Normal subgroup created by a bunch of elements if I have a finite group $G$ and a bunch of elements that are the elements of a set $A$. How can I systematically calculate the smallest normal subgroup of $G$ that contains $A$? I am rather interested in a practical way how this can be done?
 A: If you are given a group table (or something other way of working concretely with elements) and a starting subset, one way might be to use the following algorithm:
Let $S_0$ be the given set of elements, their inverses, and the identity. Let $i=0$.

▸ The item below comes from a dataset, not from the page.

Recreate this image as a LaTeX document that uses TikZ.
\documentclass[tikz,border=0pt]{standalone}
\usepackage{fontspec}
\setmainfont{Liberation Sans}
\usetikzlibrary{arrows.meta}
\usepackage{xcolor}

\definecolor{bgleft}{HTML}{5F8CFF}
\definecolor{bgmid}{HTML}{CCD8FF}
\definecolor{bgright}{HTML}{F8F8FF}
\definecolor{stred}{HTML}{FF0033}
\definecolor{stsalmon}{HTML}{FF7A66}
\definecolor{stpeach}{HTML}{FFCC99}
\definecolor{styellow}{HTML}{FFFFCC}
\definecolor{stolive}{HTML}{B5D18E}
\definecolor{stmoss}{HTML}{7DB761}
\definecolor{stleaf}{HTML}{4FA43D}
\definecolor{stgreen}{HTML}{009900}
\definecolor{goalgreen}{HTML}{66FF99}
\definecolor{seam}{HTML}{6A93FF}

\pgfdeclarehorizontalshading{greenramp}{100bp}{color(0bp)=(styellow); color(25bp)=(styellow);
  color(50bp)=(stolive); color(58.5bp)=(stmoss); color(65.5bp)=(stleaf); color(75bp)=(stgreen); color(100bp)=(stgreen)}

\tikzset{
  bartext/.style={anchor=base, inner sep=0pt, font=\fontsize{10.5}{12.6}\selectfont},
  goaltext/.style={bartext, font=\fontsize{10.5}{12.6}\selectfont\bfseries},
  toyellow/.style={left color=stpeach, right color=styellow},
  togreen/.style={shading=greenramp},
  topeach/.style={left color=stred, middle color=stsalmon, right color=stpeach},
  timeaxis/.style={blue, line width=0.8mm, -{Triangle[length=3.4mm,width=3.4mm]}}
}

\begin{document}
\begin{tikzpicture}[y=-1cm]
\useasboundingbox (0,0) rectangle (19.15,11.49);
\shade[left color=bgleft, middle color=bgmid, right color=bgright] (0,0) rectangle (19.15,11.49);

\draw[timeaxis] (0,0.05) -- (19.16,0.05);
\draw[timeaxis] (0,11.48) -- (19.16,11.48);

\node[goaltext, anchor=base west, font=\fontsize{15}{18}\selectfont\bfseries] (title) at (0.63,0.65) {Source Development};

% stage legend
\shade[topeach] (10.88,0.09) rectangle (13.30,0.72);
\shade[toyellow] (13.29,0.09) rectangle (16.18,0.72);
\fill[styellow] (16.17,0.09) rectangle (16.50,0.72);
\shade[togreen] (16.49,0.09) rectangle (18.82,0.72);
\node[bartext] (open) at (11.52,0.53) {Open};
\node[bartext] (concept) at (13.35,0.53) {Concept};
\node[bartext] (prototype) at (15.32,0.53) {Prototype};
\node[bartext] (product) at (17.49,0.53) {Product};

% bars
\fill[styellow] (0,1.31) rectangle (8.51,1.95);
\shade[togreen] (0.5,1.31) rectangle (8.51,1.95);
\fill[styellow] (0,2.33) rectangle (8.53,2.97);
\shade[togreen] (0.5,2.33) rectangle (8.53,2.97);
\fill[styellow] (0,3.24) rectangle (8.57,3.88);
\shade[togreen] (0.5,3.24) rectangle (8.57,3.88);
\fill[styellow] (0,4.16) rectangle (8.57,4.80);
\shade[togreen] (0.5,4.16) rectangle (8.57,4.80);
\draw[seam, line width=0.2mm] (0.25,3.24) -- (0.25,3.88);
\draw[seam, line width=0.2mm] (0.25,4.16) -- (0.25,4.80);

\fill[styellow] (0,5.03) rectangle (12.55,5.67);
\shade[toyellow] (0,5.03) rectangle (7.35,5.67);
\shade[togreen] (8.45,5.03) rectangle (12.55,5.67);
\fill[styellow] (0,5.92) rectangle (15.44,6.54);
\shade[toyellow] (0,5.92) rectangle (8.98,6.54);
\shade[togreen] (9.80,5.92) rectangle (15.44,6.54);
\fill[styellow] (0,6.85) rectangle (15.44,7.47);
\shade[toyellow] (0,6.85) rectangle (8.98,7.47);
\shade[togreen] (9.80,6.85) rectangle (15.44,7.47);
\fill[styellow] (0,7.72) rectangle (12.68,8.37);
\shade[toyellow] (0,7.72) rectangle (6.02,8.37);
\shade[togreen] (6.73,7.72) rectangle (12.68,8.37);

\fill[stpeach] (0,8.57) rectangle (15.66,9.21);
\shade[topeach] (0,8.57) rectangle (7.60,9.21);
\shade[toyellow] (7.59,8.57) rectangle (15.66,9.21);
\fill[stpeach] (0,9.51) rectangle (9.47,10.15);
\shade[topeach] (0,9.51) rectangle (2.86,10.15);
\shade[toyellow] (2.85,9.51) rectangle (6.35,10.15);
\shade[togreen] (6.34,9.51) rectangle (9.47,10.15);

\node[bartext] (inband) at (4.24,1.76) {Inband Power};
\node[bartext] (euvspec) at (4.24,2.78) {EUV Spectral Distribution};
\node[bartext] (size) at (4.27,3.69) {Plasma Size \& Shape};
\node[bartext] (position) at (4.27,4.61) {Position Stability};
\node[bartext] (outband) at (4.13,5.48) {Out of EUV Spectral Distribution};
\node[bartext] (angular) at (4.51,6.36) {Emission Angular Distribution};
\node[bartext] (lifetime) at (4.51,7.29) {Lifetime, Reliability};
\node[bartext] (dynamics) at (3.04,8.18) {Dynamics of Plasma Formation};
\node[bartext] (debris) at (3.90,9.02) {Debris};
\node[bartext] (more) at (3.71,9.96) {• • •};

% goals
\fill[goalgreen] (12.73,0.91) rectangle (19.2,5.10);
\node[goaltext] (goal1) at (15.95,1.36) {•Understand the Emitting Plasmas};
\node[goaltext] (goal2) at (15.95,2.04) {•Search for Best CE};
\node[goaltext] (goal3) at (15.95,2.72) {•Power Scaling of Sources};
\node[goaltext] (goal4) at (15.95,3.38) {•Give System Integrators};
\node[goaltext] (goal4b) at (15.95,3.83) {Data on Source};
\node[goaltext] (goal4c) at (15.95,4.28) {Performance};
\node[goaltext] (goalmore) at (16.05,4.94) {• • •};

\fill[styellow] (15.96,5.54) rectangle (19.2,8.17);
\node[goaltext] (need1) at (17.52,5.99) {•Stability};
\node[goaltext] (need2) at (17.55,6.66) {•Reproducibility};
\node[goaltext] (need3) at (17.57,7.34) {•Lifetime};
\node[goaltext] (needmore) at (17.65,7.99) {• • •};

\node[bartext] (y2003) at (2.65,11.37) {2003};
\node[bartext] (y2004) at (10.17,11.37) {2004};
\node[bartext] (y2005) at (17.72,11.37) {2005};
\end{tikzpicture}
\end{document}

(i) Let $S_i'$ be the set of all conjugates of elements in $S_i$. 
(ii) Let $S_{i+1}$ be the set of all possible products of pairs of elements in $S_i'$.
(iii) If $|S_{i+1}| = |S_i|$, stop. Otherwise, increment $i$ by $1$ and return to (i).

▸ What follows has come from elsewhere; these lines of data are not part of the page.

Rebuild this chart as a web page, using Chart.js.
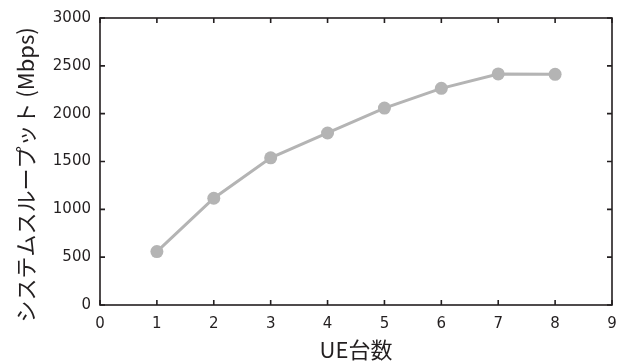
<!DOCTYPE html>
<html>
<head>
<meta charset="utf-8">
<script src="https://cdn.jsdelivr.net/npm/chart.js@4"></script>
<style>
  body { margin: 0; background: #fff; }
  #wrap { width: 632px; height: 363px; }
</style>
</head>
<body>
<div id="wrap"><canvas id="grafico"></canvas></div>
<script>
var ueCount = [1, 2, 3, 4, 5, 6, 7, 8]
var throughput = [558, 1116, 1538, 1798, 2058, 2265, 2415, 2411]
var xTicks = [0, 1, 2, 3, 4, 5, 6, 7, 8, 9]
var yTicks = [0, 500, 1000, 1500, 2000, 2500, 3000]

var corEixo = '#231f20'
var corLinha = '#b4b4b4'

// moldura e marcas para dentro (ticks internos nos 4 lados)
var moldura = {
    id: 'moldura',
    afterDraw: function (chart) {
        var ctx = chart.ctx
        var a = chart.chartArea
        var sx = chart.scales.x
        var sy = chart.scales.y
        ctx.save()
        ctx.strokeStyle = corEixo
        ctx.lineWidth = 1.6
        ctx.strokeRect(a.left, a.top, a.right - a.left, a.bottom - a.top)
        ctx.beginPath()
        xTicks.forEach(function (v) {
            var px = sx.getPixelForValue(v)
            ctx.moveTo(px, a.bottom); ctx.lineTo(px, a.bottom - 5)
            ctx.moveTo(px, a.top); ctx.lineTo(px, a.top + 5)
        })
        yTicks.forEach(function (v) {
            var py = sy.getPixelForValue(v)
            ctx.moveTo(a.left, py); ctx.lineTo(a.left + 5, py)
            ctx.moveTo(a.right, py); ctx.lineTo(a.right - 5, py)
        })
        ctx.stroke()
        ctx.restore()
    }
}

var fonteTitulo = { family: "'Noto Sans CJK JP'", size: 22 }
var fonteTicks = { family: 'DejaVu Sans', size: 15 }

var grafico = new Chart(document.getElementById('grafico').getContext('2d'), {
    type: 'line',
    data: {
        datasets: [{
            data: ueCount.map(function (x, i) { return { x: x, y: throughput[i] } }),
            borderColor: corLinha,
            backgroundColor: corLinha,
            borderWidth: 3,
            pointRadius: 6.5,
            pointHoverRadius: 6.5,
            pointBorderWidth: 0,
            tension: 0
        }]
    },
    options: {
        responsive: true,
        maintainAspectRatio: false,
        animation: false,
        layout: { padding: { top: 16, right: 20, left: 0, bottom: 0 } },
        plugins: { legend: { display: false }, tooltip: { enabled: false } },
        scales: {
            x: {
                type: 'linear',
                min: 0,
                max: 9,
                grid: { display: false, drawTicks: false },
                border: { display: false },
                afterBuildTicks: function (s) { s.ticks = xTicks.map(function (v) { return { value: v } }) },
                afterFit: function (s) { s.height = 58 },
                ticks: {
                    color: corEixo,
                    padding: 10,
                    font: fonteTicks,
                    callback: function (v) { return String(v) }
                },
                title: {
                    display: true,
                    text: 'UE台数',
                    color: corEixo,
                    padding: { top: 0, bottom: 0 },
                    font: fonteTitulo
                }
            },
            y: {
                min: 0,
                max: 3000,
                grid: { display: false, drawTicks: false },
                border: { display: false },
                afterBuildTicks: function (s) { s.ticks = yTicks.map(function (v) { return { value: v } }) },
                afterFit: function (s) { s.width = 100 },
                ticks: {
                    color: corEixo,
                    padding: 9,
                    font: fonteTicks,
                    callback: function (v) { return String(v) }
                },
                title: {
                    display: true,
                    // espaço no fim para descer o texto como no original
                    text: 'システムスループット (Mbps)\u3000 ',
                    color: corEixo,
                    padding: { top: 12, bottom: 0 },
                    font: fonteTitulo
                }
            }
        }
    },
    plugins: [moldura]
})
</script>
</body>
</html>
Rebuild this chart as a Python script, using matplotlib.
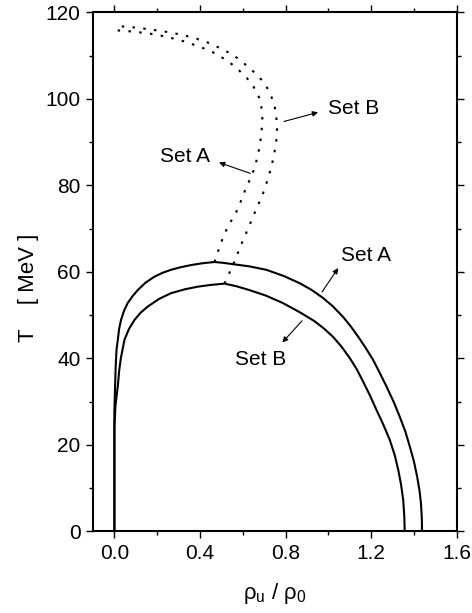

We need to verify that this procedure builds a normal subgroup. We first note the following:
(0) $e \in S_0$
(1)  $a, b \in S_m \implies ab \in S_{m+1}$. 
(2) $a\in S_m \implies a^{-1} \in S_m$.
(3) $a \in S_m$,  $g \in G  \implies g a g^{-1} \in S_{m+1}$.

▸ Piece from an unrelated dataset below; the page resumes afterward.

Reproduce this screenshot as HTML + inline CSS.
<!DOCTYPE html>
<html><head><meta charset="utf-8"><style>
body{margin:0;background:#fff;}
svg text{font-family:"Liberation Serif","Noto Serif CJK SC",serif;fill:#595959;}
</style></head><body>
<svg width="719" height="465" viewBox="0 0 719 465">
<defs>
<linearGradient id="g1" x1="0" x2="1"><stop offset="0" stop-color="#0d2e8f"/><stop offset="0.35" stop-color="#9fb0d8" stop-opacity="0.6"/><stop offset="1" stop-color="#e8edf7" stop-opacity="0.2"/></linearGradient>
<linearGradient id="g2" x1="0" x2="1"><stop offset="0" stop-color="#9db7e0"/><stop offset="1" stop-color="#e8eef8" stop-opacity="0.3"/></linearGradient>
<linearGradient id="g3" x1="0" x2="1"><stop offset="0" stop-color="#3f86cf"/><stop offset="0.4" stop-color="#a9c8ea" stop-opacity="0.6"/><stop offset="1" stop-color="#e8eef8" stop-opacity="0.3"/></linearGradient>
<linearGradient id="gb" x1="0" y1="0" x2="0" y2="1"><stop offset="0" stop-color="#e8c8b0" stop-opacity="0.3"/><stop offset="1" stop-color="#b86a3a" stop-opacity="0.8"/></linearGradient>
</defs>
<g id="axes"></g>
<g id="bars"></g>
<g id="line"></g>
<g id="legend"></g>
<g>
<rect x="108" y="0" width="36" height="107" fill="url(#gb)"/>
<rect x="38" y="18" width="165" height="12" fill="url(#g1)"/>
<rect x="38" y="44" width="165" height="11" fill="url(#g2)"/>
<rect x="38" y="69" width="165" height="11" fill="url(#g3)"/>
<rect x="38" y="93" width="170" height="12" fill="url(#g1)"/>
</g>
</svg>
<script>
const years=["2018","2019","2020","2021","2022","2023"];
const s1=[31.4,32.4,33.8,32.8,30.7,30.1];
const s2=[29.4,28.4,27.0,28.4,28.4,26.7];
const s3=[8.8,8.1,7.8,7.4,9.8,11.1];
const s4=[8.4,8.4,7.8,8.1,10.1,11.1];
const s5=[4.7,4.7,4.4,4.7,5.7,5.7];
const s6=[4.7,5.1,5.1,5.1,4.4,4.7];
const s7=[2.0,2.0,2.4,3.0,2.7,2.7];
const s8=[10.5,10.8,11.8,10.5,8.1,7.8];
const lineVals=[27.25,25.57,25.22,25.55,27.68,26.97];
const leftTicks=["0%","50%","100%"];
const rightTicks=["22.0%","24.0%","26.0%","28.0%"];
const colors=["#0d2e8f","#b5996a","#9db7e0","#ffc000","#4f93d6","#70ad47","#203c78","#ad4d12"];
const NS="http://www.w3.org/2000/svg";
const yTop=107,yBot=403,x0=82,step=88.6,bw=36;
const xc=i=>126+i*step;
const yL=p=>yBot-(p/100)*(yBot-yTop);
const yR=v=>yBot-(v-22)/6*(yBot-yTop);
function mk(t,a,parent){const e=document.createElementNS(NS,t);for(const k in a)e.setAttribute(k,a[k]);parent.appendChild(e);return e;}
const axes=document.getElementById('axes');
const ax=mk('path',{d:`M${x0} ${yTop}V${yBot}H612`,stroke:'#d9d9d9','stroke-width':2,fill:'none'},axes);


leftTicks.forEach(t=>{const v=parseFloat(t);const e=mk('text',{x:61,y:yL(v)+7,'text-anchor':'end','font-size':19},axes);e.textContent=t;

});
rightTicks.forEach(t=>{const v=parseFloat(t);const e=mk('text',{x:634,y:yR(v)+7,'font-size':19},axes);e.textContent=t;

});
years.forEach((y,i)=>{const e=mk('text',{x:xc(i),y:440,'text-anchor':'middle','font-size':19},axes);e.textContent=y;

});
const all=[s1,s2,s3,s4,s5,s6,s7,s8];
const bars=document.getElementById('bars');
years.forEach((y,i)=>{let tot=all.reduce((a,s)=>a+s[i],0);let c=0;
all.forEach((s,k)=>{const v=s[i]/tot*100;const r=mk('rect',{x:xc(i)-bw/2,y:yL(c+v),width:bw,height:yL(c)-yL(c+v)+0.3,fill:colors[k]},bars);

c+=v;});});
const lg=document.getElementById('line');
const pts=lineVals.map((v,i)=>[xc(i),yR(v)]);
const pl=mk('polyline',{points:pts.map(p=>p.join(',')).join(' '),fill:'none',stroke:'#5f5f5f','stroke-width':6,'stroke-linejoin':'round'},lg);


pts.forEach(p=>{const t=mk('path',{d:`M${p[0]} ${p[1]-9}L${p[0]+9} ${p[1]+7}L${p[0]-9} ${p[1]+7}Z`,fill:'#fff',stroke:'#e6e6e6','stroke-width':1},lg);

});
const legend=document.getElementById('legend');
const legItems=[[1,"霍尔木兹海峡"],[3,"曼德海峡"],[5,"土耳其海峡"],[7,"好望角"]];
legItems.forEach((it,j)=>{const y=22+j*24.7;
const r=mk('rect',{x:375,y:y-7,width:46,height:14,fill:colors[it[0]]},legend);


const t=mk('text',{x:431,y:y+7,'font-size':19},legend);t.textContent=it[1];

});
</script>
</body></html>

Of the above, (2) is the only one that is perhaps non-trivial. This can be shown by induction. Now, note the algorithm does terminate, since the group is finite. Suppose that the terminal set is $S_{k+1}$. Then $S_{k+1} = S_{k}$, and (0)-(3) above show $S_{k}$ is a normal subgroup.
A: Try the intersection of all normal subgroups that contains your subset $A$.